South Carolina Governor's School students, who visited the College of Pharmacy lab as part of their subject concentration area in molecular biology, learned how to formulate both oil-in-water and water-in-oil creams and to understand the appropriate use of each. 
  
Pharmaceutical sciences instructor and assistant dean for student affairs Steve Brown directs a group of students from the Governor's School of South Carolina at the College of Charleston in the formulation of a dermatologic cream for drug delivery. The students visited MUSC June 30. From left are Brown, Purvi Amin from A.C. Flora High School, Claudia Reyner of A.C. Flora, Casey Courtney of Beaufort High School, Sara Page of T.L. Hanna High School, and Jennifer Lee of Charleston Academic Magnet School. Other students were directed by Deborah Ray Holly, Pharm.D., of College of Pharmacy/Pharmacy and Clinical Sciences. 

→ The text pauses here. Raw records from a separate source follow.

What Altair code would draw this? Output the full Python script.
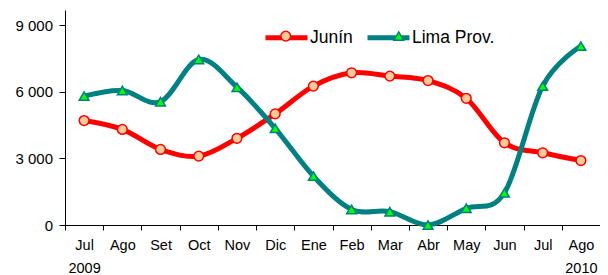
import altair as alt
import pandas as pd

meses = ["Jul_2009", "Ago", "Set", "Oct", "Nov", "Dic", "Ene", "Feb", "Mar",
         "Abr", "May", "Jun", "Jul", "Ago_2010"]
junin = [4700, 4300, 3400, 3100, 3900, 5000, 6250, 6850, 6700, 6500, 5700, 3700, 3250, 2900]
lima = [5800, 6050, 5550, 7450, 6200, 4350, 2200, 700, 600, 0, 750, 1450, 6250, 8050]
series = ["Junín", "Lima Prov."]
y_ticks = [0, 3000, 6000, 9000]

line_colors = ["#FF0000", "#008080"]
fill_colors = ["#FFCC99", "#00FF00"]
shapes = ["circle", "triangle-up"]

rows = []
for s, vals in zip(series, [junin, lima]):
    for i, (m, v) in enumerate(zip(meses, vals)):
        rows.append({"mes": m, "valor": v, "serie": s, "serie2": s, "orden": i})
df = pd.DataFrame(rows)

FONT = "Liberation Sans"
LEG_FS = 17.5

x = alt.X("mes:N", sort=meses,
          scale=alt.Scale(type="band", paddingInner=0, paddingOuter=0),
          axis=alt.Axis(title=None, labelAngle=0, tickBand="extent",
                        labelExpr="split(datum.label, '_')",
                        labelFont=FONT, labelFontSize=14.5, labelColor="black",
                        labelLineHeight=23, labelPadding=8,
                        tickSize=5, tickColor="black", domainColor="black",
                        grid=False))
y = alt.Y("valor:Q",
          scale=alt.Scale(domain=[0, 9675], nice=False),
          axis=alt.Axis(title=None, values=y_ticks,
                        labelExpr="replace(format(datum.value, ','), ',', ' ')",
                        labelFont=FONT, labelFontSize=15, labelColor="black",
                        labelPadding=6.5, tickSize=6, tickColor="black",
                        domainColor="black", grid=False))

base = alt.Chart(df)

lines = base.mark_line(strokeWidth=5, interpolate="cardinal").encode(
    x=x, y=y,
    color=alt.Color("serie:N",
                    scale=alt.Scale(domain=series, range=line_colors),
                    legend=alt.Legend(title=None, orient="none", direction="horizontal",
                                      legendX=198, legendY=4,
                                      symbolType="stroke", symbolSize=1764,
                                      symbolStrokeWidth=5,
                                      labelFont=FONT, labelFontSize=LEG_FS,
                                      labelColor="black", labelOffset=0,
                                      columnPadding=4)),
    order="orden:Q",
)

pt_legend = alt.Legend(title=None, orient="none", direction="horizontal",
                       legendX=212, legendY=17,
                       symbolSize=95, symbolStrokeWidth=1.5,
                       labelFont=FONT, labelFontSize=LEG_FS,
                       labelExpr="''", labelOffset=2, columnPadding=93)

points = base.mark_point(opacity=1, fillOpacity=1, strokeWidth=1.5, size=95).encode(
    x=x, y=y,
    shape=alt.Shape("serie2:N", scale=alt.Scale(range=shapes), legend=pt_legend),
    fill=alt.Fill("serie2:N", scale=alt.Scale(range=fill_colors), legend=pt_legend),
    stroke=alt.Stroke("serie2:N", scale=alt.Scale(range=line_colors), legend=pt_legend),
)

chart = alt.layer(lines, points).properties(
    width=535, height=215,
    autosize=alt.AutoSizeParams(type="none"),
    padding={"left": 57, "top": 2, "right": 0, "bottom": 55},
).configure_view(stroke=None)

chart.save("out.html", embed_options={"renderer": "svg", "actions": False})
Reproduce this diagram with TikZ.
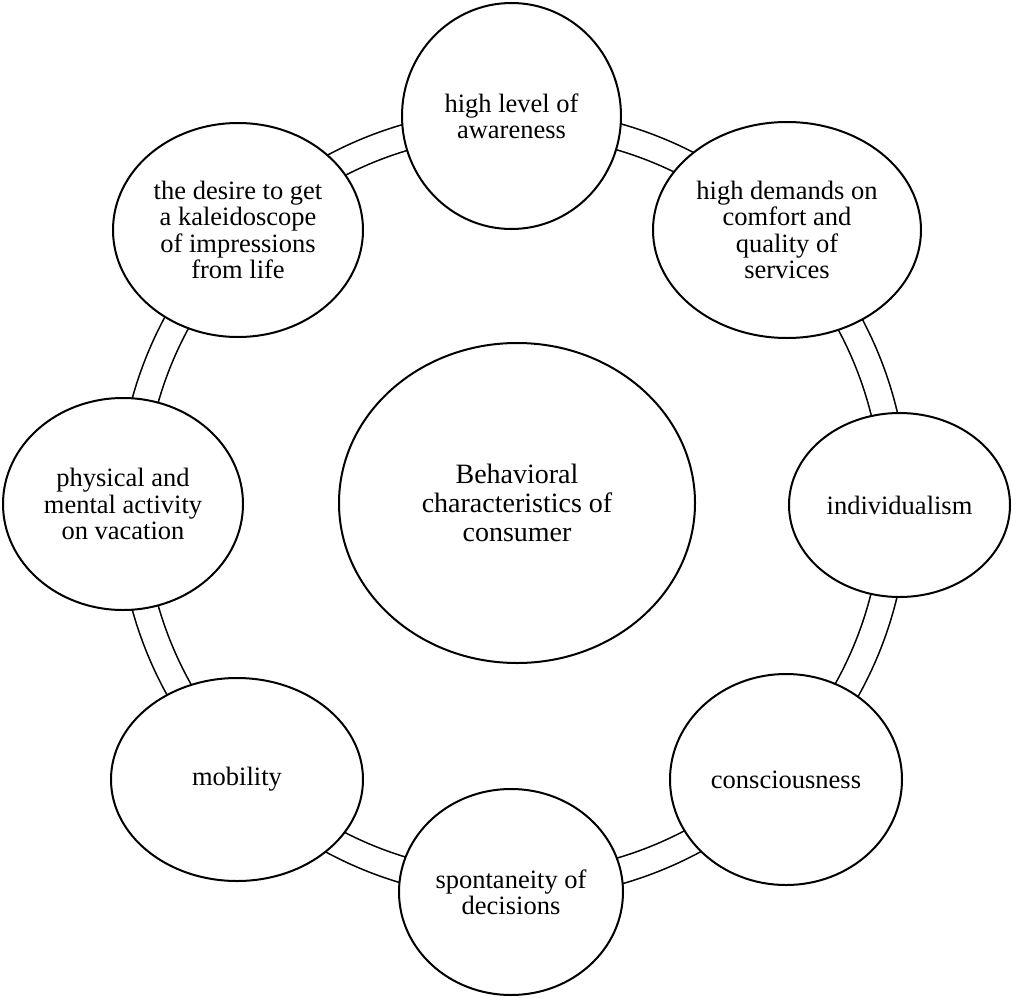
\documentclass[tikz,border=0pt]{standalone}
\usepackage{fontspec}
\setmainfont{Liberation Serif}
\usetikzlibrary{shapes.geometric}
\begin{document}
\begin{tikzpicture}[x=1pt,y=-1pt,
  bubble/.style={ellipse, draw, line width=2pt, fill=white, inner sep=0pt,
    align=center, font=\fontsize{26.5}{26.3}\selectfont},
  corebubble/.style={bubble, font=\fontsize{28}{28.7}\selectfont},
  ringline/.style={draw, line width=1.6pt, double=white, double distance=24.4pt}]
\useasboundingbox (0,0) rectangle (1012,998);

% double ring linking the outer bubbles
\coordinate (hub) at (513,504);
\draw[ringline] (hub) circle[radius=382pt];

% outer bubbles
\node[bubble, minimum width=219pt, minimum height=226pt] (awareness) at (511.5,116)
  {high level of\\awareness};
\node[bubble, minimum width=268pt, minimum height=216pt] (comfort) at (787,230)
  {high demands on\\comfort and\\quality of\\services};
\node[bubble, minimum width=221pt, minimum height=184pt] (individ) at (899.5,505)
  {individualism};
\node[bubble, minimum width=232pt, minimum height=211pt] (conscious) at (786,779.5)
  {consciousness};
\node[bubble, minimum width=224pt, minimum height=206pt] (spont) at (511,892)
  {spontaneity of\\decisions};
\node[bubble, minimum width=252pt, minimum height=203pt] (mobility) at (237,779.5)
  {mobility};
\node[bubble, minimum width=240pt, minimum height=212pt] (activity) at (123,504)
  {physical and\\mental activity\\on vacation};
\node[bubble, minimum width=250pt, minimum height=214pt] (desire) at (238,230)
  {the desire to get\\a kaleidoscope\\of impressions\\from life};

% central bubble
\node[corebubble, minimum width=356pt, minimum height=320pt] (core) at (517,503)
  {Behavioral\\characteristics of\\consumer};
\end{tikzpicture}
\end{document}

They also received instruction in the various ways medications can be administered from lollipops to suppositories, especially for patients unable to swallow pills. The visit was one of a number of field trips exposing the students to careers in research and the health sciences. 
  
Other topics covered in the governor's school, which was established by Gov. James B. Edwards in 1976, included Global Issues ranging from Nation Building: Political Development and Constitutional Design to the Psychology of World events. 
  
The molecular biology section at the governor's school was led by MUSC Professor Emeritus George Tempel, Ph.D., assistant dean for scientific outreach in the Department of Physiology and Neuroscience.